[Spellyans] RLC <h> for <gh>
weatherhill at freenet.co.uk
Thu Jun 26 23:03:48 BST 2008
KK phonology is very largely a fiction and a product of one person's
imagination. Which is why he has never, in 23 years, allowed public
inspection of the data which forms the basis of his theory.
Michael Everson wrote:
> At 15:42 +0000 2008-06-26, Jon Mills wrote:
>> Ultimately, it needs to be decided what the relationship is between
>> KS orthography and the pronunciation of Cornish.
> Which Cornish? :-)
>> If KS is intended to closely represent the pronunciation system of
>> Cornish, it must be phonemic in principle.
> It also has to be more, because there are dialect differences it must
> account for. <u> for instance represents /y/ and /i/, since one
> dialect has no /y/.
>> The phonemic system is the principal element of the phonological
>> system where orthography is concerned. An orthography that is not
>> theoretically sound is just waiting to be shot down.
> I'm not much of a linguistic abstractionist. I don't believe i've
> defined any "theory" for KS. I've looked at the data and worked with
> Neil and Nicholas and the rest of UdnFormScrefys to put something
> together that "does the job". Perhaps that matches a theory?
>> The reason that we do not like KK is that it is theoretically unsound.

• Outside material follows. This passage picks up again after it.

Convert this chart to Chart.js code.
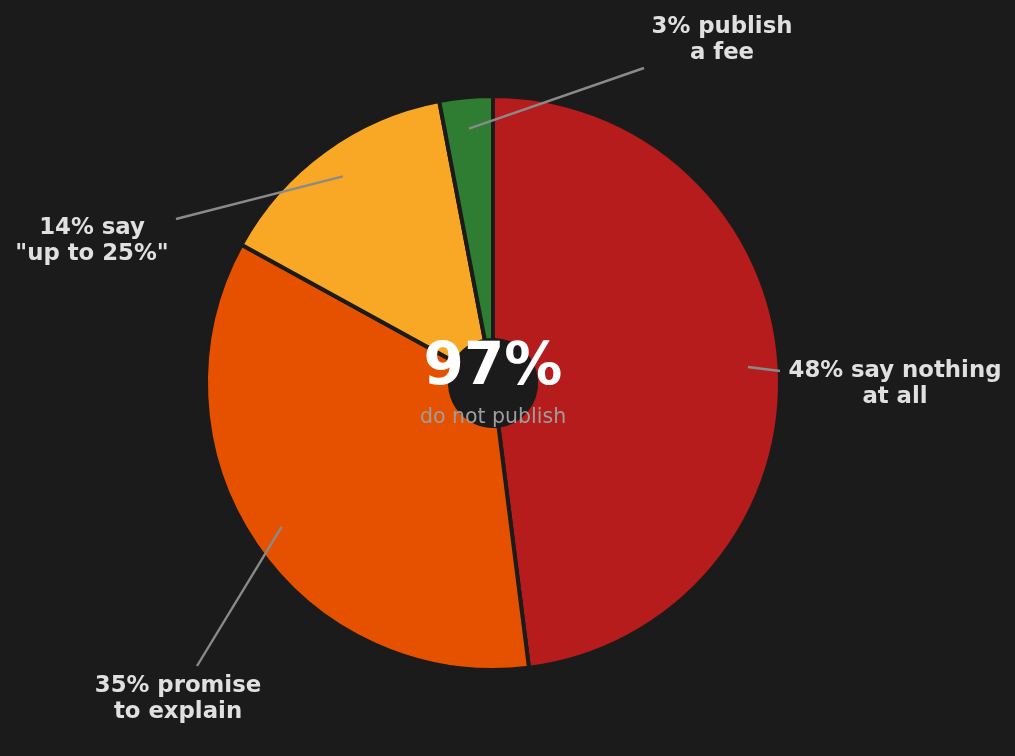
<!DOCTYPE html>
<html>
<head>
<meta charset="utf-8">
<script src="https://cdn.jsdelivr.net/npm/chart.js@4"></script>
<style>
  html, body { margin: 0; padding: 0; background: #1b1b1b; }
  #wrap { width: 1015px; height: 756px; }
</style>
</head>
<body>
<div id="wrap"><canvas id="grafico"></canvas></div>
<script>
// dados do gráfico
const categorias = ['48% say nothing\nat all', '35% promise\nto explain', '14% say\n"up to 25%"', '3% publish\na fee'];
const valores = [48, 35, 14, 3];
const cores = ['#b71c1c', '#e65100', '#f9a825', '#2e7d32'];
const textoCentro = '97%';
const subtextoCentro = 'do not publish';

// onde fica o fim da linha e o texto de cada etiqueta (layout)
const posEtiquetas = [
    {fim: [780, 371], texto: [895, 371]},
    {fim: [197, 666], texto: [178, 686]},
    {fim: [176, 219], texto: [92, 228]},
    {fim: [644, 68], texto: [722, 27]}
];

// plugin que desenha as etiquetas com linhas e o texto do centro
const etiquetas = {
    id: 'etiquetas',
    afterDatasetsDraw(chart) {
        const ctx = chart.ctx;
        const arcs = chart.getDatasetMeta(0).data;
        ctx.save();
        arcs.forEach((arc, i) => {
            const meio = (arc.startAngle + arc.endAngle) / 2;
            const r = arc.outerRadius * 0.89;
            const x0 = arc.x + Math.cos(meio) * r;
            const y0 = arc.y + Math.sin(meio) * r;
            const p = posEtiquetas[i];
            ctx.strokeStyle = '#8a8a8a';
            ctx.lineWidth = 2.4;
            ctx.beginPath();
            ctx.moveTo(x0, y0);
            ctx.lineTo(p.fim[0], p.fim[1]);
            ctx.stroke();

            ctx.fillStyle = '#e0e0e0';
            ctx.font = 'bold 22.8px "DejaVu Sans"';
            ctx.textAlign = 'center';
            ctx.textBaseline = 'middle';
            categorias[i].split('\n').forEach((linha, j) => {
                ctx.fillText(linha, p.texto[0], p.texto[1] + j * 26);
            });
        });

        // texto do centro
        const cx = arcs[0].x, cy = arcs[0].y;
        ctx.fillStyle = '#ffffff';
        ctx.font = 'bold 58px "DejaVu Sans"';
        ctx.textAlign = 'center';
        ctx.textBaseline = 'middle';
        ctx.fillText(textoCentro, cx, cy - 14);
        ctx.fillStyle = '#9e9e9e';
        ctx.font = '20.5px "DejaVu Sans"';
        ctx.fillText(subtextoCentro, cx, cy + 35);
        ctx.restore();
    }
};

const grafico = new Chart(document.getElementById('grafico'), {
    type: 'doughnut',
    data: {
        labels: categorias,
        datasets: [{
            data: valores,
            backgroundColor: cores,
            borderColor: '#1b1b1b',
            borderWidth: 4,
            hoverOffset: 0
        }]
    },
    options: {
        responsive: true,
        maintainAspectRatio: false,
        animation: false,
        cutout: '15%',
        layout: {
            padding: {top: 94, bottom: 84, left: 0, right: 29}
        },
        plugins: {
            legend: {display: false},
            tooltip: {enabled: false}
        }
    },
    plugins: [etiquetas]
});
</script>
</body>
</html>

> On several grounds. First, George reconstructs Cornish phonology as
> he thinks it ought to be, introducing phonemic geminates and three
> conditioned vowel lengths as the core of a system which all the
> evidence suggests had short or neutral consonants and two phonemic
> vowel lengths. Second, he insists on a theory that a one-to-one
> relationship between graphs is "good" and anything else is "bad".
> Third, he uses untraditional graphs which piss people off. (Thank
> goodness he did. It really let people dig their heels in against it.)
>> Umbrella graphs are being used to bridge dialectal variation not
>> allophonic variation. Nothing wrong with that per se.
>>> At what level of abstraction are you talking?
>> Phonemes are abstractions. Allophones are realisations.
> OK, but I'm not sure how this affects my task. Though KS 16 describes
> the phonemes and also uses IPA to show phonetic realizations. So
> maybe I took it into account.
>> > We have Revived Cornish and some pretty good
>> > recommended pronunciations that are actually
>> > feasible. What are you getting at? Starting from
>>> scratch and trying to reconstruct? Or?
>> Well, I hope that we do not have to start from scratch. We have some
>> recommended pronunciations, didactolects. Just how good, however
>> .... We do not seem to think much of KK's accompanying orthoepy.
>> Theories concerning the pronunciation of Cornish are in a state of
>> flux and are likely to remain so for the forseeable future. An
>> orthography is not going to be robust if it is founded on shifting
>> didactolects. A more stable foundation is needed.
> I think the phonology of KS is based on an analysis of what people
> are doing, with some corrections where we would like to encourage
> better pronunciation. For instance, we recommend a flapped /r/
> intervocalically for people who can manage it and the approximant
> elsewhere. Neil Kennedy has taught this to his students and it sounds
> good and is not unfounded in Cornish dialect. I don't know what
> *other* recommendations about /r/ we would like to make instead.
> As I see it UC recommendations are improved by UCR recommendations
> and those were improved by working with RLC speakers, studying Lhuyd,
> and making the effort we began in September 2006.